By John Amoda
GENERAL T. Y. Danjuma’s observation that there is yet to be a government in Nigeria that the people can defend is the thesis addressed in that Presidential Address.
We propose that President Goodluck Jonathan make as his agenda for the present and the future the laying of the foundation on which can be instituted "The Government That Can Be Defended By The People of Nigeria- A Democratic Republican Government".
The following quote from the 1988 address serves an executive summary of the seven and half-page address.
“If we are to truthfully confront the history of our existence as an independent national society, we cannot escape the implications of the fact that under the present conjunction of forces and interests that a planning of alternate futures for Nigeria must begin with an acknowledgement of the place of the Nigerian Military in our political process. This is all the more important because we have presented ourselves to the world and its comity of nations as a Republic.
The preponderance of the Military in our politics therefore brings to the fore its relationship to the Republic. We often forget that the opposite of the Military in any Republic is not the civilians or politicians; that military rule in a republic is not the opposite of civilian rule by politicians. The dominance of the military in a republic implies the collapse and or underdevelopment of republican institutions.
The inter-play of military and civilian forces in this sense describes the collapse or underdevelopment of republicanism in Nigeria.
It is, therefore, not surprising where our political history and discourse have been structured and articulated in terms of military-civilian incumbency of government, that we have been unable to build solidly the foundation of republicanism in Nigeria and to comprehend fully the character of Nigerian government itself.
The result has been an unfortunate, if not tragic dichotomy, of Government versus The People. Government has been severed from its base and exists on presumptions. This is why General Danjuma arrived by a wrong path of reasoning to a correct conclusion.
Yes, General Danjuma is correct when he opines that we may never enjoy democracy in our life time. Yes, he is correct that we are yet to have a civilian government we can defend. He is correct because no civilian government can be defended by the people because civilians, even where elections are not sheer exercise in fraudulent practices, operate an anti-republican government.
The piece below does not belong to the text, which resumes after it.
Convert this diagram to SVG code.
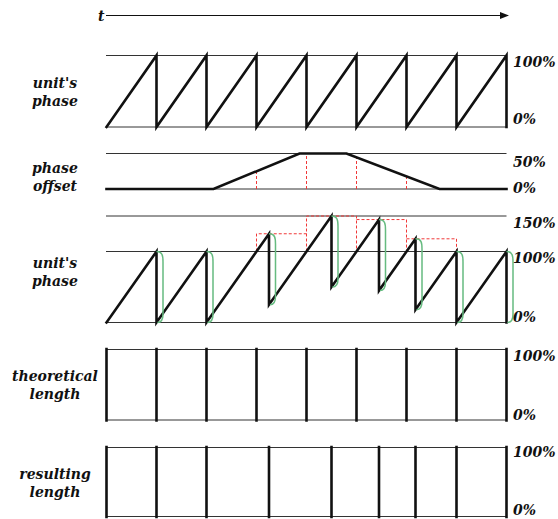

He is correct beyond his own calculation. Government so long as it is anti-republican, whether it is good military government or excellent civilian government cannot be defended by the people. The reasons for this is because Government, as it is instituted, is animated by the spirit of colonial rule and authority! Government as it is instituted in Nigeria is Colonial and not Republican.
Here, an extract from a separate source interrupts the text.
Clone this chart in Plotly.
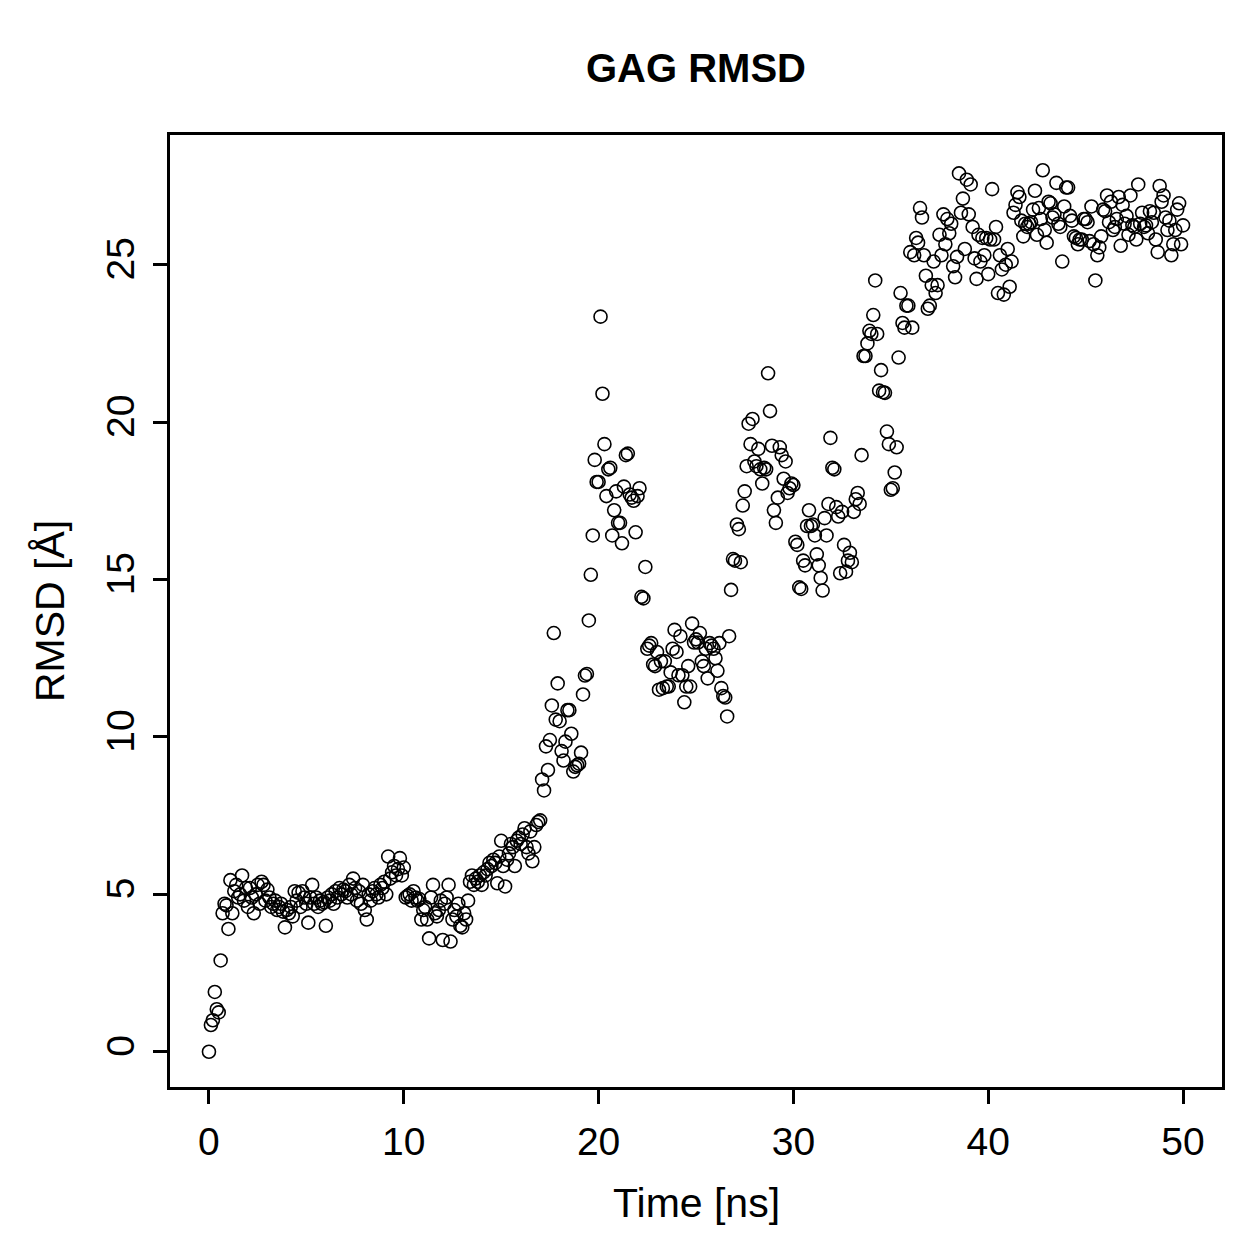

This is the true contrast. The contrast of military versus civilians, good military versus bad civilian governments are false contrast with real implications. What was papered over through the euphoria of independence was the takeover of the powers of the colonial government; the state, economy and society as instituted under colonialism were not changed. What changed was the administration and administrators of these structures.
Thus, whether the First Republic civilians had been more or less democratically selected, whether or not they and their successor had been more patriotic than they were judged to be, so long as independence was administered as change of incumbents of a colonial structure of economy and governance, in time the spirit of colonial autocracy would destroy the emerging spirit of republican democracy. Right from the beginning, the structure of the polity was hostile to republicanism in Nigeria.
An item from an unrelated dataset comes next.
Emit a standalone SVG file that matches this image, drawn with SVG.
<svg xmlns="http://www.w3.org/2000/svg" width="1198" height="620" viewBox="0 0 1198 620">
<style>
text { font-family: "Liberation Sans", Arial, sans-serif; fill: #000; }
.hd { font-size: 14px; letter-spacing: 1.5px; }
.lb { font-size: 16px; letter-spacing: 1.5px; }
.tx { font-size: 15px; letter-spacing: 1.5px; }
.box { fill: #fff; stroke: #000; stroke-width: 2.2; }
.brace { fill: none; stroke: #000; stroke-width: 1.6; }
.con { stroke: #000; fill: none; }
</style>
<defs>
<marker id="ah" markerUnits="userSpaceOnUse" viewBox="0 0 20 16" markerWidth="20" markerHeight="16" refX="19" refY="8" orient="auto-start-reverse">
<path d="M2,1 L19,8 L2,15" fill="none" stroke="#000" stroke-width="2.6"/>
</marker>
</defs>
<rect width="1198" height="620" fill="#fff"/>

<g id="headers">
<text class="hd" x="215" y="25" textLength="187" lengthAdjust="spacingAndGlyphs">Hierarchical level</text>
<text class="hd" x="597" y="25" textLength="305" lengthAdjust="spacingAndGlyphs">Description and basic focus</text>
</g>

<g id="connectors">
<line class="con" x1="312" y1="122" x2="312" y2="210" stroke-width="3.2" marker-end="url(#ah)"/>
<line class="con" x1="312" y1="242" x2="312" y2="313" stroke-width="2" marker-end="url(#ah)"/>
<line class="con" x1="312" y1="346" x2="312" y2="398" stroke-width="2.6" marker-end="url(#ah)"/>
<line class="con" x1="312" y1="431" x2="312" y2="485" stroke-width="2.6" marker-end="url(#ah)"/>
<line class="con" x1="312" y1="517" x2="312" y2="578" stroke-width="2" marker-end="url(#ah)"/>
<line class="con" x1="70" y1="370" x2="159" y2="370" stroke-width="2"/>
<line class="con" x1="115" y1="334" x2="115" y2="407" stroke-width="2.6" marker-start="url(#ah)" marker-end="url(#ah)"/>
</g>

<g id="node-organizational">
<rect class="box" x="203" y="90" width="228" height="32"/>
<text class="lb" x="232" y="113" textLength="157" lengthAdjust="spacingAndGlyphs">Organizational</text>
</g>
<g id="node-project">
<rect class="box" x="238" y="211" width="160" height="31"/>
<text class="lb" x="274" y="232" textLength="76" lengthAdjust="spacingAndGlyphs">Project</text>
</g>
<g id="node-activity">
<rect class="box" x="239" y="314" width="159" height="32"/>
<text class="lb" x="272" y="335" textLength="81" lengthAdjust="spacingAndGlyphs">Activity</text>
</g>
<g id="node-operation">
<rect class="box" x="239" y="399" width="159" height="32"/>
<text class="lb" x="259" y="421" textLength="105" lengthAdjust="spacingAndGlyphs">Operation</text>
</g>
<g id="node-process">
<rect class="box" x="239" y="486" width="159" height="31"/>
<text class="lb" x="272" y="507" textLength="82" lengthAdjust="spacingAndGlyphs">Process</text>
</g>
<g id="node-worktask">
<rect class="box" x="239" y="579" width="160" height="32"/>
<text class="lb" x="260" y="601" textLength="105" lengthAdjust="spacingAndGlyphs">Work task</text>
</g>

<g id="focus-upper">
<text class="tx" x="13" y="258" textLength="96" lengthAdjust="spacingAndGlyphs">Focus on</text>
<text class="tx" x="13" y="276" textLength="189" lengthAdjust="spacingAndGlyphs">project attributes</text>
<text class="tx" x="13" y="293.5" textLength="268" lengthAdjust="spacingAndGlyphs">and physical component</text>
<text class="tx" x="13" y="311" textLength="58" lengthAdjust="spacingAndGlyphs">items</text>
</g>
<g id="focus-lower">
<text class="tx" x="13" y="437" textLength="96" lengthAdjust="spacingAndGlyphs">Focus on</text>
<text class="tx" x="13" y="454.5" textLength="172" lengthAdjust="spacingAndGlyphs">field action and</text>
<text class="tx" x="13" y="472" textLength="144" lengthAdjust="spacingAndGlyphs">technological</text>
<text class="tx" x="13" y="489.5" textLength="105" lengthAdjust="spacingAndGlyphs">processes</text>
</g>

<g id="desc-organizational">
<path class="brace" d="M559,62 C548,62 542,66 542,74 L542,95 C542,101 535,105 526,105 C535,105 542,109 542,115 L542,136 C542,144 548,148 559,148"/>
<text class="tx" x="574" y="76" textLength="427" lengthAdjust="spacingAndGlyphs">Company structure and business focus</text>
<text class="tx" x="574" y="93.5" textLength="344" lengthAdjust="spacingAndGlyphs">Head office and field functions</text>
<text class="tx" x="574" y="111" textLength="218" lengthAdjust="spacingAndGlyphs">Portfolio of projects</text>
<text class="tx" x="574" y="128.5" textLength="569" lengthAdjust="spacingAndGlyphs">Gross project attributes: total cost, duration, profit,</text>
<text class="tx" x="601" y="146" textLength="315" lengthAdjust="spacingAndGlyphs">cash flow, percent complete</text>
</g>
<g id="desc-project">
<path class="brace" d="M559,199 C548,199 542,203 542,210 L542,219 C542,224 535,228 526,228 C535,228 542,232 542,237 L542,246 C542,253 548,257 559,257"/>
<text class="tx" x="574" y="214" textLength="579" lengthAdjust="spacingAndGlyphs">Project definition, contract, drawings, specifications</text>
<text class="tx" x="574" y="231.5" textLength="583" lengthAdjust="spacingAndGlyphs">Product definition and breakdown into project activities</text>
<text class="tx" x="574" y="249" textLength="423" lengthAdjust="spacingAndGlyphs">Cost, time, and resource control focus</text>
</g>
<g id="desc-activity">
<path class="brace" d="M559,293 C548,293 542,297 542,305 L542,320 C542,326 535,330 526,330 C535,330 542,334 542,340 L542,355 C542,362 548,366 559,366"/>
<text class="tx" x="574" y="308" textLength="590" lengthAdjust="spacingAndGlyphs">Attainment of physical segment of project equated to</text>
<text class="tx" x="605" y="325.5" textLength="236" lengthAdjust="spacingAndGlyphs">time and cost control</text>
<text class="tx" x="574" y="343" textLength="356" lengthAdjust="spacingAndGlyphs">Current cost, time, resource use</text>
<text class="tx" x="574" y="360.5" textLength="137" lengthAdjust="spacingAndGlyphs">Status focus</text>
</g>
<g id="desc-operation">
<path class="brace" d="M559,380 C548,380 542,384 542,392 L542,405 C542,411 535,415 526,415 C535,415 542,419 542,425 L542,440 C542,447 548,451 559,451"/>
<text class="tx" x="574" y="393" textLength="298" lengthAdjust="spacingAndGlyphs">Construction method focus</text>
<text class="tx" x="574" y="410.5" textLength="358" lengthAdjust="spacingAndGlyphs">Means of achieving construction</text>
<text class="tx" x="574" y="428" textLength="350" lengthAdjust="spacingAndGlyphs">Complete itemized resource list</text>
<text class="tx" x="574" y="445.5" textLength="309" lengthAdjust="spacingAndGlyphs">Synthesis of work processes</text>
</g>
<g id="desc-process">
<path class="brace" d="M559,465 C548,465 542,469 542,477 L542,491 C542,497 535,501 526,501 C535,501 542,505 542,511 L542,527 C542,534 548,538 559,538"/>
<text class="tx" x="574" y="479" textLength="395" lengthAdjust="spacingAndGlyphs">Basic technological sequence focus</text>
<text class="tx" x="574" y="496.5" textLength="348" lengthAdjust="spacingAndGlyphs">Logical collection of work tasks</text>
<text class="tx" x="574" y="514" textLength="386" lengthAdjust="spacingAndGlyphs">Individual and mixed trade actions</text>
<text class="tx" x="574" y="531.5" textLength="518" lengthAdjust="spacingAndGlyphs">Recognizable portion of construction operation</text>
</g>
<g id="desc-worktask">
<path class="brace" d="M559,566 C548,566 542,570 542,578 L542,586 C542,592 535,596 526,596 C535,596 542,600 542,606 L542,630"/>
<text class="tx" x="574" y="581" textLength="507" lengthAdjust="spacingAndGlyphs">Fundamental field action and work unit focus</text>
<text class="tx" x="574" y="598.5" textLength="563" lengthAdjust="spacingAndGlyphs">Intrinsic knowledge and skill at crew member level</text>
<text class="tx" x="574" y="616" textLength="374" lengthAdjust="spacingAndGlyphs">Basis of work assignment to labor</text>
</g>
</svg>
This is why the civilians have been easy victim of coup d’etats and this is why good civilian government cannot be the antidote to military rule; indeed this is why section 2 of the 1979 Constitution was a piteous and normative affirmation of Nigerian republicanism”.
The agenda of laying the foundation of republican democracy in Nigeria would create a new political progressive constituency-the present so called progressives, Awoists, Aminu Kano followership, Labour, ASUU, pro-democracy civil society will be uncomfortable together under any other one umbrella; such an agenda identifies what the military are and what must be changed to transform them into republican democratic Armed Forces of Nigeria.
It provides the new INEC their mission statement and strategic objective. Right now all they have as an aim is to deliver a fair and free election under the present structure of government, economy, society and the state. Stability and security will remain problematic as long as we ignore the fact that since slavery and colonialism all hierarchical arrangements with attached class privileges are intrinsically non-traditional and are therefore products of improvisation of problem-fraught legitimacy.